81 00 00 00 17 06 00 00

This is the way hex editors usually display the file. A hex editor is an editor that can display and edit files in the form that they are stored on disk and so can open any file.
Some freeware hex editors:

WARNING: When investigating files in a hex editor make a copy of the file you want to study and open the copy in the hex editor because you may save a modification that stops the file working (corrupts the file).

If you have access to the source code of the program that created the file you can study the file saving routine to discover what each byte represents.

The challenge with deciphering an unknown file format is knowing what each byte or group of bytes represents. Is it a positive or negative whole number? Is it letter and if so which encoding was used? Is it a date? Is it a decimal number?

We could guess that the file is a sequence of characters. Characters are what make up text in a text editor program like Notepad. So characters are letters or numeric digits or punctuation symbols or special symbols (#) or arithmetic signs or whitespace (non printable characters like spaces and tabs).

Different numbers of bytes can be used to store characters in file. We guess that one byte represents one character.

We need to find a table (known as a character set) that links a one byte hex value to a character symbol. Getting a byte value for a character is called encoding and getting a character from a byte value is decoding.

One such table is the ASCII table but there are others for non English languages and others for English as well. We will try the ASCII table. Note that any entry displayed in the table with more than one symbol is known as a control character and is not printable and does not print the symbols. NUL does not print N, U, L for example.

The eight bytes of our file decoded as ASCII are shown below.

81	00	00	00	17	06	00	00
invalid	NUL	NUL	NUL	ETB	ACK	NUL	NUL

Our first byte has no entry in the table and the rest of the bytes are all non printable control characters. The only control characters found in an ASCII text file are SPACE, TAB and the line ending characters, CR (carriage return) and/or LF (linefeed). Our file is not an ASCII text file then.
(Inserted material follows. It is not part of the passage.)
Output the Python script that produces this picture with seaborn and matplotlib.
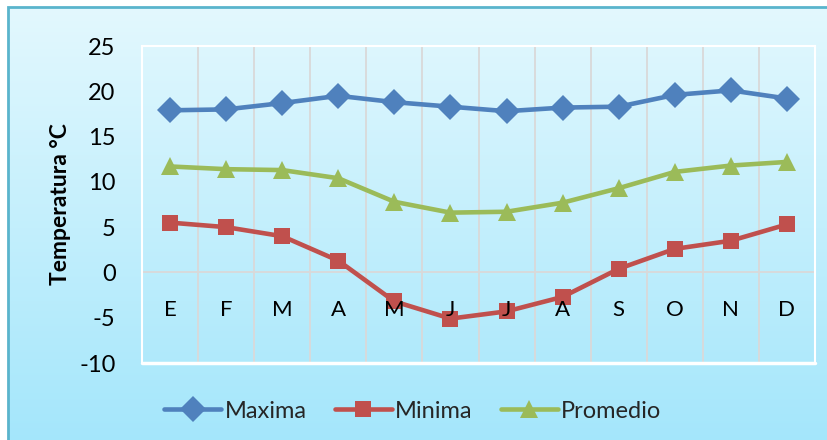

Hex editors usually display the file in hex format side by side with a text format so you can see if there is any readable text in the file. If your file is a text file you can use a text editor like Notepad to examine the format. Non text files look very odd when opened in a text editor.

Maybe the file is a sequence of numbers. Let’s assume it is a sequence of whole numbers (integers). Different numbers of bytes can be used to store integers in a file. Integers can be stored in a single byte or across two bytes or across four bytes or across eight bytes or other numbers of bytes.

Let’s now assume that each integer is stored in one byte.

The next thing we need to decide is whether each integer is a positive integer only (unsigned) or whether each integer may be positive or negative (signed).

Let’s decide that each integer is unsigned. We need a table that links a one byte hex value to a positive integer.

The eight bytes of our file decoded as byte sized unsigned integers are shown below.

81	00	00	00	17	06	00	00
129	0	0	0	23	6	0	0

These are the values you also get from Windows Calculator when switching between Hex mode and Dec mode.

If we decided instead that each byte was a signed integer we would have to use a table that links a one byte hex value to a signed integer. You will notice that the negative integers correspond to byte values that start with 8 or 9 or A or B or C or D or E or F, that is, those bytes that start with a one in binary format.

The eight bytes of our file decoded as byte sized signed integers are shown below.

81	00	00	00	17	06	00	00
-127	0	0	0	17	6	0	0

Some freeware calculators to convert between hex and unsigned and signed integers and between hex and binary and decimal are listed below.

BinCalc

Longsoft Calc++

So far we have only be using one byte to determine an integer or a character. However, a character or integer may be stored in more than one byte. Whenever you use more than one byte to determine some value, you must take into account another file property – byte order.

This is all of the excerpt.